The Akamai Intelligent Platform™ consists of many, many servers spread around the world close to users. The platform notices when content is popular, and keeps a local copy to give to the next user to request it. Since the server communicating with the user is very close to them, they tend to have a better user experience. This is the main benefit of the process called content caching.

Caching is done using a pull model. Akamai does not know about objects for which we haven’t seen requests, nor do we push content out to our servers in order to pre-warm our caches. One slight exception to this is the Prefetching feature where the servers examine the web page that is being downloaded or the video stream being requested and proactively make requests ahead of the user to ensure that there is an object in cache before the user gets around to requesting it. But this is still part of the pull model as we need to get a request for an object in order to learn about related objects that we should download and the action is taken independently by each of our server deployments.

After downloading an object the Akamai servers will save a copy of it. Servers within the same deployment are able to check each other’s caches using the Inter-Cache Protocol (ICP). This means that the amount of storage space for caching content is the sum of the storage space of all the servers in that deployment.

When our DNS servers reply to lookup requests, we generally return two IP addresses for any given deployment. Both servers will cache the objects that they serve, so the total cache space is half the total storage space of that deployment. This redundancy allows us to take machines out of service for installs, or maintenance, or due to an outage, and still be able to serve their objects without having to go forward to the origin. On a network with over 135,000 servers deployed in more than 2200 locations around the world, it is important to ensure that these sorts of events are transparent to our customers.

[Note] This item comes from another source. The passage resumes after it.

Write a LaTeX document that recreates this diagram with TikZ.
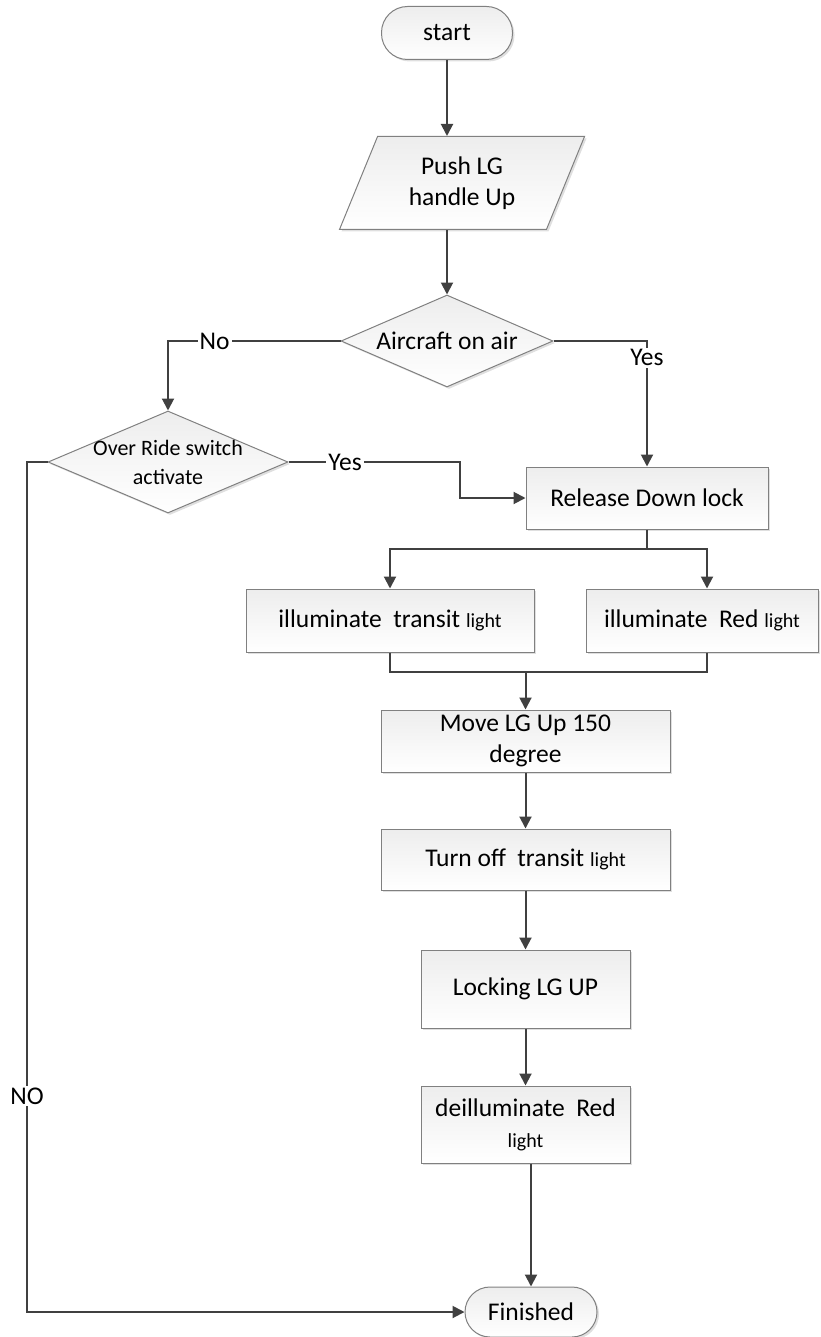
\documentclass[tikz,border=0pt]{standalone}
\usepackage{fontspec}
\setmainfont{Carlito}
\usepackage{xcolor}
\definecolor{LineGray}{RGB}{64,64,64}
\definecolor{EdgeGray}{RGB}{128,128,128}
\usepackage{tikz}
\usetikzlibrary{positioning, arrows.meta, shapes.geometric, shadows}

\newcommand{\smalltxt}[1]{{\fontsize{10}{12}\selectfont #1}}

\begin{document}
\begin{tikzpicture}[x=0.5pt, y=-0.5pt,
  every node/.style={font=\fontsize{12.75}{15.5}\selectfont},
  flowbox/.style={rectangle, draw=EdgeGray, line width=0.5pt, top color=black!7, bottom color=white,
    drop shadow={shadow xshift=1pt, shadow yshift=-1pt, opacity=0.25, fill=black!50}, align=center, inner sep=2pt},
  term/.style={flowbox, rounded corners=13pt, minimum width=65.5pt, minimum height=26.5pt},
  io/.style={flowbox, trapezium, trapezium left angle=67, trapezium right angle=113, trapezium stretches=true,
    minimum width=123pt, minimum height=46.5pt},
  decision/.style={flowbox, diamond},
  line/.style={draw=LineGray, line width=1pt, -{Triangle[length=6pt, width=6pt]}},
  plain/.style={draw=LineGray, line width=1pt},
  lbl/.style={fill=white, inner sep=1pt}]
\useasboundingbox (0,0) rectangle (820,1337);

			% Bloques / Shapes
			\node[term] (start) at (447,33) {start};
			\node[io] (push) at (462,183) {Push LG\\handle Up};
			\node[decision, minimum width=106pt, minimum height=46pt, shape aspect=2.3, inner sep=0pt] (air) at (447,341) {Aircraft on air};
			\node[decision, minimum width=120pt, minimum height=51pt, shape aspect=2.35, inner sep=-2pt, font=\fontsize{11}{14.5}\selectfont] (over) at (168,462) {Over Ride switch\\activate};
			\node[flowbox, minimum width=121pt, minimum height=31pt] (rel) at (647,498) {Release Down lock};
			\node[flowbox, minimum width=144pt, minimum height=31.5pt] (trans) at (390,620.5) {illuminate~ transit \smalltxt{light}};
			\node[flowbox, minimum width=116pt, minimum height=31.5pt] (red) at (702,620.5) {illuminate~ Red \smalltxt{light}};
			\node[flowbox, minimum width=144.5pt, minimum height=31pt] (move) at (525.5,741) {Move LG Up 150\\degree};
			\node[flowbox, minimum width=144.5pt, minimum height=30.5pt] (off) at (525.5,859.5) {Turn off~ transit \smalltxt{light}};
			\node[flowbox, minimum width=104.5pt, minimum height=39pt] (lock) at (525.5,989) {Locking LG UP};
			\node[flowbox, minimum width=104.5pt, minimum height=38.5pt] (deil) at (525.5,1124.5) {deilluminate~ Red\\\smalltxt{light}};
			\node[term, minimum width=66pt, minimum height=25pt, rounded corners=12.5pt] (fin) at (531,1312) {Finished};

			% Puntos de quiebre / Bends
			\coordinate (split) at (647,549);
			\coordinate (merge) at (525.5,672);
			\coordinate (nox) at (27,0);
			\coordinate (ybend) at (460,0);

			% Conectores / Connectors
			\draw[line] (start.south) -- (start.south |- push.north);
			\draw[line] (air.north |- push.south) -- (air.north);
			\draw[line] (air.west) -- node[lbl, pos=0.73]{No} (air.west -| over.north) -- (over.north);
			\draw[line] (air.east) -| node[lbl, pos=0.567]{Yes} (rel.north);
			\draw[line] (over.east) -- node[lbl, pos=0.33]{Yes} (over.east -| ybend) |- (rel.west);
			\draw[line] (over.west) -| node[lbl, pos=0.873]{NO} (nox |- fin.west) -- (fin.west);
			\draw[line] (rel.south) -- (split) -| (trans.north);
			\draw[line] (split) -| ([xshift=2.5pt]red.north);
			\draw[plain] (trans.south) |- (merge);
			\draw[plain] ([xshift=2.5pt]red.south) |- (merge);
			\draw[line] (merge) -- (move.north);
			\draw[line] (move) -- (off);
			\draw[line] (off) -- (lock);
			\draw[line] (lock) -- (deil);
			\draw[line] (fin.north |- deil.south) -- (fin.north);
\end{tikzpicture}
\end{document}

As the cache on a server fills up, our software looks for the least recently used objects in its cache and evicts them to make room for new objects. Objects that are very popular will remain in cache for a long time, while less popular objects will be automatically pruned as requests for new objects arrive. Content is never evicted unless there are requests for new objects and there is no existing room in the cache for them, or unless the customer explicitly issues a purge request to have an object removed from the network.

If the caches of the edge deployments is not sufficient to cache the majority of a customer’s content, we can add one or more layers of deployments between the edge and the origin to provide a Tiered Distribution hierarchy. Over time, the edge cache will contain the most popular objects, and first layer of tiered distribution will contain the most popular of what’s left, and so forth until we end up retrieving the very least popular objects from the origin.